There is a perception that 'dumb-people' believe in Gods. I've known many intelligent and thoughtful and clever people with a range of beliefs. For many people their faith brings them peace, happiness and direction. Yes, there are many religious people who are bigoted, close-minded arseholes, but hell, there's plenty on non-believers I can point to and say the same thing about. I believe what matters is a person's actions. Yes, there are those that act nice simply out of fear for going to hell, but others act nice because they are nice. They've taken their teachings to heart, and it actually brings them joy to help out.
I quite like it when people talk to me about their faith and belief. I like the insight into the person, I like the fresh perspective. I never approach it from the condescending "Well, I believe that you believe it," angle, because I don't think that's right or fair. I've had enough weird shit happen in my life to know I don't know it all, so who am I to look down on these folks? What matters more than whether I think there is a God and whether I think the person is right or wrong to have faith is this - Are they happy? Are they mean-spirited or nasty? Do they treat people around them with kindness and respect?

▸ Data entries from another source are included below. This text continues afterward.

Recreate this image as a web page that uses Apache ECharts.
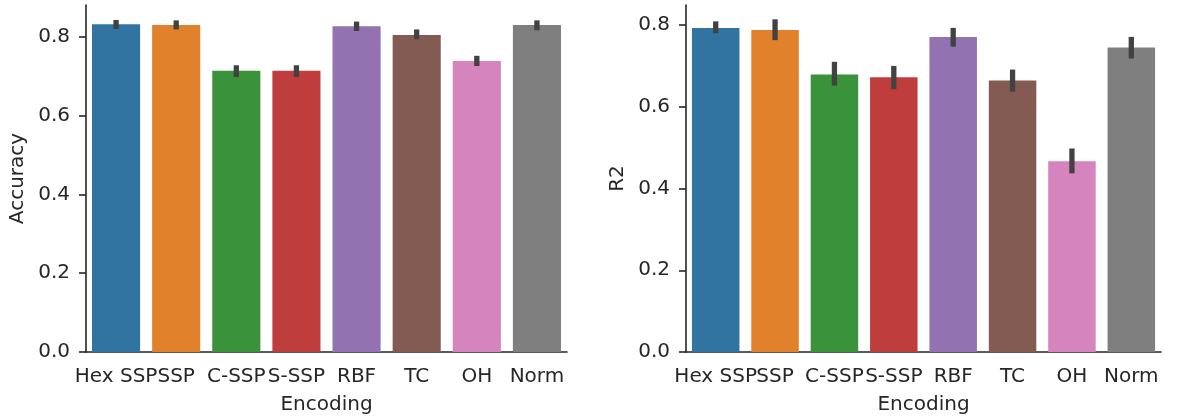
<!DOCTYPE html>
<html>
<head>
<meta charset="utf-8">
<title>Encoding comparison</title>
<script src="https://cdn.jsdelivr.net/npm/echarts@6/dist/echarts.min.js"></script>
<style>
  html, body { margin: 0; padding: 0; background: #fff; }
  #chart { width: 1187px; height: 420px; }
</style>
</head>
<body>
<div id="chart"></div>
<script>
// Encodings compared on both panels
const categories = ['Hex SSP', 'SSP', 'C-SSP', 'S-SSP', 'RBF', 'TC', 'OH', 'Norm'];

// Left panel: classification accuracy (mean and confidence interval)
const accuracy     = [0.832, 0.830, 0.714, 0.714, 0.827, 0.805, 0.739, 0.830];
const accuracyLow  = [0.820, 0.819, 0.698, 0.698, 0.815, 0.794, 0.726, 0.817];
const accuracyHigh = [0.843, 0.842, 0.728, 0.728, 0.839, 0.819, 0.752, 0.842];

// Right panel: regression R2 (mean and confidence interval)
const r2     = [0.793, 0.788, 0.679, 0.672, 0.771, 0.664, 0.467, 0.745];
const r2Low  = [0.780, 0.763, 0.652, 0.643, 0.747, 0.637, 0.437, 0.718];
const r2High = [0.809, 0.814, 0.710, 0.700, 0.793, 0.691, 0.498, 0.771];

// Y-axis tick values
const yTicks = [0, 0.2, 0.4, 0.6, 0.8];

const palette = ['#3274a1', '#e1812c', '#3a923a', '#c03d3e', '#9372b2', '#845b53', '#d684bd', '#7f7f7f'];
const ink = '#262626';
const font = 'DejaVu Sans';
const fs = 20;

function xAxisFor(gridIndex) {
  return {
    type: 'category',
    gridIndex,
    data: categories,
    name: 'Encoding',
    nameLocation: 'middle',
    nameGap: 43,
    nameTextStyle: { color: ink, fontFamily: font, fontSize: fs },
    axisLine: { lineStyle: { color: ink, width: 1.6 } },
    axisTick: { alignWithLabel: true, length: 7, lineStyle: { color: ink, width: 1.6 } },
    axisLabel: { interval: 0, color: ink, fontFamily: font, fontSize: fs, margin: 15, hideOverlap: false },
    splitLine: { show: false }
  };
}

function yAxisFor(gridIndex, name, max) {
  return {
    type: 'value',
    gridIndex,
    min: 0,
    max,
    name,
    nameLocation: 'middle',
    nameGap: 58,
    nameTextStyle: { color: ink, fontFamily: font, fontSize: fs },
    axisLine: { show: true, lineStyle: { color: ink, width: 1.6 } },
    axisTick: { show: true, length: 7, customValues: yTicks, lineStyle: { color: ink, width: 1.6 } },
    axisLabel: {
      color: ink, fontFamily: font, fontSize: fs, margin: 16,
      customValues: yTicks,
      formatter: v => v.toFixed(1)
    },
    splitLine: { show: false }
  };
}

function barSeries(idx, values) {
  return {
    type: 'bar',
    xAxisIndex: idx,
    yAxisIndex: idx,
    data: values,
    barCategoryGap: '20%',
    itemStyle: { color: p => palette[p.dataIndex] },
    emphasis: { disabled: true },
    silent: true
  };
}

function errorSeries(idx, low, high) {
  return {
    type: 'custom',
    xAxisIndex: idx,
    yAxisIndex: idx,
    silent: true,
    z: 5,
    data: categories.map((c, i) => [i, low[i], high[i]]),
    encode: { x: 0, y: [1, 2] },
    renderItem: (params, api) => {
      const a = api.coord([api.value(0), api.value(1)]);
      const b = api.coord([api.value(0), api.value(2)]);
      return {
        type: 'line',
        shape: { x1: a[0], y1: a[1], x2: b[0], y2: b[1] },
        style: { stroke: '#424242', lineWidth: 5.3, lineCap: 'butt' }
      };
    }
  };
}

const chart = echarts.init(document.getElementById('chart'), null, { renderer: 'canvas' });
chart.setOption({
  animation: false,
  backgroundColor: '#fff',
  grid: [
    { left: 86, right: 620, top: 5, bottom: 66 },
    { left: 686, right: 26, top: 5, bottom: 66 }
  ],
  xAxis: [xAxisFor(0), xAxisFor(1)],
  yAxis: [yAxisFor(0, 'Accuracy', 0.881), yAxisFor(1, 'R2', 0.849)],
  series: [
    barSeries(0, accuracy),
    errorSeries(0, accuracyLow, accuracyHigh),
    barSeries(1, r2),
    errorSeries(1, r2Low, r2High)
  ]
});
</script>
</body>
</html>
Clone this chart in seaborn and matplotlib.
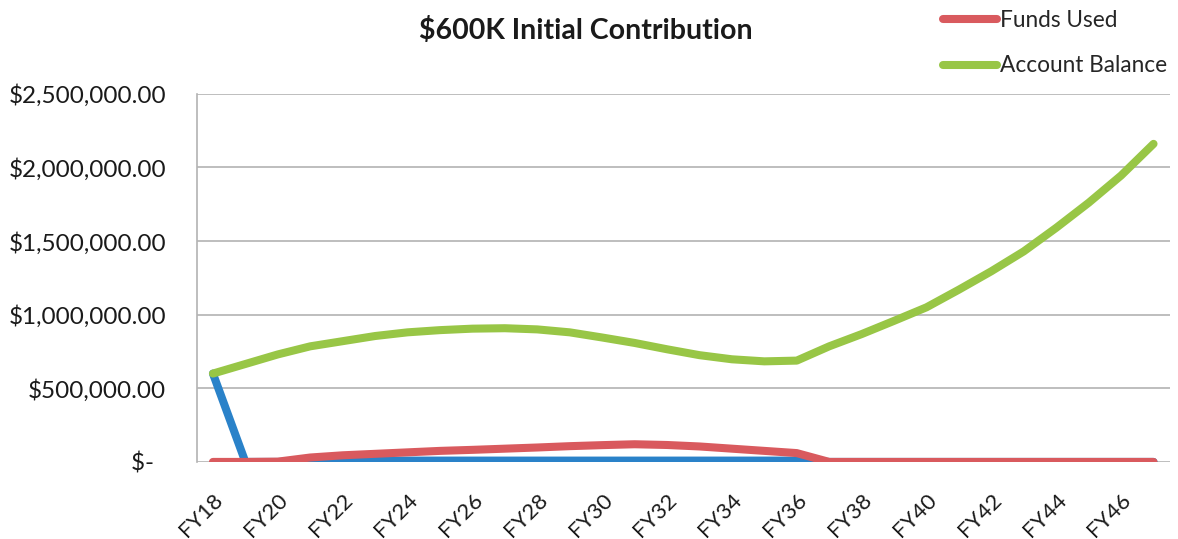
import matplotlib
matplotlib.use("Agg")
import matplotlib.pyplot as plt
import seaborn as sns
import pandas as pd
from matplotlib.lines import Line2D

years = ["FY18", "FY19", "FY20", "FY21", "FY22", "FY23", "FY24", "FY25", "FY26", "FY27",
         "FY28", "FY29", "FY30", "FY31", "FY32", "FY33", "FY34", "FY35", "FY36", "FY37",
         "FY38", "FY39", "FY40", "FY41", "FY42", "FY43", "FY44", "FY45", "FY46", "FY47"]

contributions = [600000, 0, 0, 5000, 9000, 9000, 9000, 9000, 9000, 9000,
                 9000, 9000, 9000, 9000, 9000, 9000, 9000, 9000, 9000, 0,
                 0, 0, 0, 0, 0, 0, 0, 0, 0, 0]

funds_used = [0, 0, 2000, 30000, 45000, 55000, 65000, 75000, 82000, 90000,
              98000, 107000, 114000, 120000, 115000, 105000, 90000, 75000, 60000, 0,
              0, 0, 0, 0, 0, 0, 0, 0, 0, 0]

account_balance = [600000, 665000, 730000, 785000, 820000, 855000, 880000, 895000, 905000, 908000,
                   900000, 880000, 845000, 808000, 765000, 725000, 697000, 683000, 688000, 785000,
                   868000, 958000, 1050000, 1170000, 1295000, 1430000, 1590000, 1760000, 1945000, 2160000]

series_names = ["Contributions", "Funds Used", "Account Balance"]
colors = ["#2a82c9", "#d95a5e", "#98c646"]
y_ticks = [0, 500000, 1000000, 1500000, 2000000, 2500000]
y_tick_labels = ["$-  ", "$500,000.00", "$1,000,000.00", "$1,500,000.00",
                 "$2,000,000.00", "$2,500,000.00"]

rows = []
for name, vals in zip(series_names, [contributions, funds_used, account_balance]):
    for i, (yr, v) in enumerate(zip(years, vals)):
        rows.append({"idx": i, "year": yr, "value": v, "series": name})
df = pd.DataFrame(rows)

sns.set_theme(style="white")
plt.rcParams["font.family"] = ["Lato", "DejaVu Sans"]

fig = plt.figure(figsize=(11.78, 5.39), dpi=100)
ax = fig.add_axes([0.167, 0.143, 0.826, 0.683])

sns.lineplot(data=df, x="idx", y="value", hue="series", hue_order=series_names,
             palette=colors, linewidth=5.8, ax=ax, legend=False, sort=False,
             solid_capstyle="round", solid_joinstyle="round")

ax.set_xlim(-0.5, len(years) - 0.5)
ax.set_ylim(0, 2500000)
ax.set_yticks(y_ticks)
ax.set_yticklabels(y_tick_labels, fontsize=17.5, color="#1a1a1a")
even_idx = list(range(0, len(years), 2))
ax.set_xticks(even_idx)
ax.set_xticklabels([years[i] for i in even_idx], rotation=45, ha="right",
                   rotation_mode="anchor", fontsize=16, color="#1a1a1a")
ax.tick_params(axis="y", length=0, pad=22)
ax.tick_params(axis="x", length=0, pad=20)
ax.set_xlabel("")
ax.set_ylabel("")

ax.yaxis.grid(True, color="#b3b3b3", linewidth=1.2)
ax.set_axisbelow(True)
for s in ["top", "right", "bottom"]:
    ax.spines[s].set_visible(False)
ax.spines["left"].set_color("#b3b3b3")
ax.spines["left"].set_linewidth(1.2)

fig.text(0.497, 0.943, "$600K Initial Contribution", ha="center", va="center",
         fontsize=20.5, fontweight="bold", color="#1a1a1a")

handles = [Line2D([0], [0], color=colors[1], linewidth=5.8, solid_capstyle="round"),
           Line2D([0], [0], color=colors[2], linewidth=5.8, solid_capstyle="round")]
fig.legend(handles, ["Funds Used", "Account Balance"], loc="upper left",
           bbox_to_anchor=(0.783, 1.02), frameon=False, fontsize=16.3,
           handlelength=2.4, handletextpad=0.12, labelspacing=1.1)

fig.savefig("out.png", dpi=100)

I remember when I was Santa-ing at Dandenong last year, I was down in the carpark about to leave when I noticed one of the Muslim stall-holders quietly going through his prayer-routine on a mat in the corner of the car park. And while I have no faith as such, I smiled and was happy to see this.
Because with many people it is a good and balanced part of their life, and it enriches the world just by existing. For all the evil and wickedness that is done in the name of religion, there has also been a lot of inspiration, beauty and compassion that has come from it.
People forget that. And strangely, I suspect we would have come up with reasons to do a lot of the bad stuff even if we didn't have religion in the world.